## What is needed
Please print exactly the lines below, from the start of the material up to and including the line with "const adctOutliers = [[[], []], [[], []], [[], []], [[], []]];", but none of the pictures.

## Dataset section
________________________________________

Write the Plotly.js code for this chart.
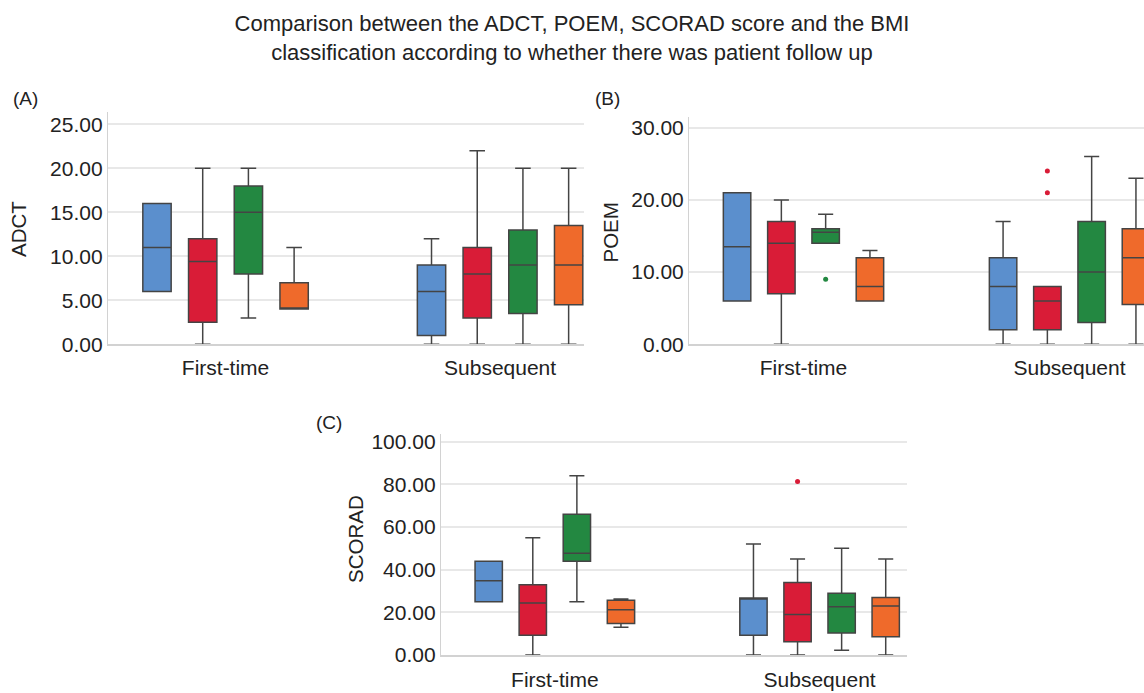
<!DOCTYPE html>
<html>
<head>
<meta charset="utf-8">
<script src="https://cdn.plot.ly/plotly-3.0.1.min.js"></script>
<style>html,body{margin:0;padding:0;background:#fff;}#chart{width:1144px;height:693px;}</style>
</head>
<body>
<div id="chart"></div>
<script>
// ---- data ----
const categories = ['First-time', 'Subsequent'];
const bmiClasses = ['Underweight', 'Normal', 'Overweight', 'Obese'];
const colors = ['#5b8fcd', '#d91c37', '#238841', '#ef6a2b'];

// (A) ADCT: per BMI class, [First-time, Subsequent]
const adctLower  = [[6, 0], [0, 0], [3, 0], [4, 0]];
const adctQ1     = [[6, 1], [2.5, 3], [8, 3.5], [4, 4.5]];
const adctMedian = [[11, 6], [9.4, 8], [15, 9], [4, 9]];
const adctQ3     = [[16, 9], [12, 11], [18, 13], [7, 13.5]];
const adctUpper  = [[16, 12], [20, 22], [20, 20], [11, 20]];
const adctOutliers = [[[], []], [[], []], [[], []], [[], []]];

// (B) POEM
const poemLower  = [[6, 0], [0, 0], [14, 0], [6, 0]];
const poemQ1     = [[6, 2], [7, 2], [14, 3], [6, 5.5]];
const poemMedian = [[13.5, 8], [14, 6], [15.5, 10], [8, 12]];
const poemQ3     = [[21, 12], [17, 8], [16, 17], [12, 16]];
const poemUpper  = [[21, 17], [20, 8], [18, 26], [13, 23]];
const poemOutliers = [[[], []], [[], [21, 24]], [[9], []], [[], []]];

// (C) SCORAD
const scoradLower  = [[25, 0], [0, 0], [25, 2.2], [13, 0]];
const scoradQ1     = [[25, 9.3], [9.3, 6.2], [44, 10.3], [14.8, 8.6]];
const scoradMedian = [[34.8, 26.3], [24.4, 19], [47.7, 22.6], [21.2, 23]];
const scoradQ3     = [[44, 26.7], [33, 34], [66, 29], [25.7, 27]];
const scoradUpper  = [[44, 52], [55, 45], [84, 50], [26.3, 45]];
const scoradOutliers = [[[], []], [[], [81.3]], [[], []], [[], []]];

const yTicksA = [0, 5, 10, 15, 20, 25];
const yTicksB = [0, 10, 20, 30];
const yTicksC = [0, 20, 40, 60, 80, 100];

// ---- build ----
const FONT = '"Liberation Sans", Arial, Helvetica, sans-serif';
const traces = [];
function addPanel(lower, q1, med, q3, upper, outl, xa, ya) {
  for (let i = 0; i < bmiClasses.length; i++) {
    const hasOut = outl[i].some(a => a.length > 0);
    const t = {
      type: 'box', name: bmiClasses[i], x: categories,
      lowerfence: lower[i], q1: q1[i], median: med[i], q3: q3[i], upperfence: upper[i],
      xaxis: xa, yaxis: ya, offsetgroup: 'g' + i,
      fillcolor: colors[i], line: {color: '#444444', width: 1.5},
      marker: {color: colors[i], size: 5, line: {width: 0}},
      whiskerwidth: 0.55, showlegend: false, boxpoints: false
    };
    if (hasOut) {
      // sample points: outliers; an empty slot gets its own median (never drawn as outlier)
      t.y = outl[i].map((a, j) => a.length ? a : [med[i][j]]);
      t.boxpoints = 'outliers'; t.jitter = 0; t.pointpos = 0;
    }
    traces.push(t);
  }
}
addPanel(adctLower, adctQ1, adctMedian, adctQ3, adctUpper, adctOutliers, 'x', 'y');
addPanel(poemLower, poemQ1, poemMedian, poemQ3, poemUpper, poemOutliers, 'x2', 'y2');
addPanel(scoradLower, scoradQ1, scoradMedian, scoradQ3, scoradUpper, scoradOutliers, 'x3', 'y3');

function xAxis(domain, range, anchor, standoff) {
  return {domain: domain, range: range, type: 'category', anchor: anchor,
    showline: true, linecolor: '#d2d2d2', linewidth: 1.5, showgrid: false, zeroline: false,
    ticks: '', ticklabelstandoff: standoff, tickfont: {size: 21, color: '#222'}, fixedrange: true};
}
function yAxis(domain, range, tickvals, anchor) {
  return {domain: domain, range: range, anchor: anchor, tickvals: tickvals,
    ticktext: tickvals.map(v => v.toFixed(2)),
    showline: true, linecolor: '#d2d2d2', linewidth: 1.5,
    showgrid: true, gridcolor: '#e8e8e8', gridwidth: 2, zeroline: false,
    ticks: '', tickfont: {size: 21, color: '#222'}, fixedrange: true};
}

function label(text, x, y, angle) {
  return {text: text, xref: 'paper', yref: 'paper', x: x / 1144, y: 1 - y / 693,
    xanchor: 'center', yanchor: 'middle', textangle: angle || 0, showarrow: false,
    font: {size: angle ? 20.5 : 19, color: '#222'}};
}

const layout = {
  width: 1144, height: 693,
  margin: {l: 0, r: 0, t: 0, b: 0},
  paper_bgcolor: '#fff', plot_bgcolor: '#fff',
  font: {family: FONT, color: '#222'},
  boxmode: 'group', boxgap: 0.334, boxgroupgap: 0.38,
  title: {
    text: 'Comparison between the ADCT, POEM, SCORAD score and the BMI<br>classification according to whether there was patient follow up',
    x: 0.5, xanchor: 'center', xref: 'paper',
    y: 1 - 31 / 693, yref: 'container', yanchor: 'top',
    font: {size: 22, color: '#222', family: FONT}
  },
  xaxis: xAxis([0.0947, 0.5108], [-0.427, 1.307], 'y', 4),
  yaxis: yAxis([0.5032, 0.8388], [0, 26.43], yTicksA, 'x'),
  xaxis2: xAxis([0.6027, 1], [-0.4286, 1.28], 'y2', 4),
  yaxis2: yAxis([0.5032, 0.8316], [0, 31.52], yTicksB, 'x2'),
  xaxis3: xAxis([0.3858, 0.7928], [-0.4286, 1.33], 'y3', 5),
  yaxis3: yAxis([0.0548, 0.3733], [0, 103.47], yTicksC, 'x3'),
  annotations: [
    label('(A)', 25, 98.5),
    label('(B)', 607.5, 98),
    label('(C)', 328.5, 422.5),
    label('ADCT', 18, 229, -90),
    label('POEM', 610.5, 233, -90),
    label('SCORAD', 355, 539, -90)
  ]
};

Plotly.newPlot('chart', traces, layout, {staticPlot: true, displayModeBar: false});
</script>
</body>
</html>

________________________________________

## Result below
Write the Plotly.js code for this chart.
<!DOCTYPE html>
<html>
<head>
<meta charset="utf-8">
<script src="https://cdn.plot.ly/plotly-3.0.1.min.js"></script>
<style>html,body{margin:0;padding:0;background:#fff;}#chart{width:1144px;height:693px;}</style>
</head>
<body>
<div id="chart"></div>
<script>
// ---- data ----
const categories = ['First-time', 'Subsequent'];
const bmiClasses = ['Underweight', 'Normal', 'Overweight', 'Obese'];
const colors = ['#5b8fcd', '#d91c37', '#238841', '#ef6a2b'];

// (A) ADCT: per BMI class, [First-time, Subsequent]
const adctLower  = [[6, 0], [0, 0], [3, 0], [4, 0]];
const adctQ1     = [[6, 1], [2.5, 3], [8, 3.5], [4, 4.5]];
const adctMedian = [[11, 6], [9.4, 8], [15, 9], [4, 9]];
const adctQ3     = [[16, 9], [12, 11], [18, 13], [7, 13.5]];
const adctUpper  = [[16, 12], [20, 22], [20, 20], [11, 20]];
const adctOutliers = [[[], []], [[], []], [[], []], [[], []]];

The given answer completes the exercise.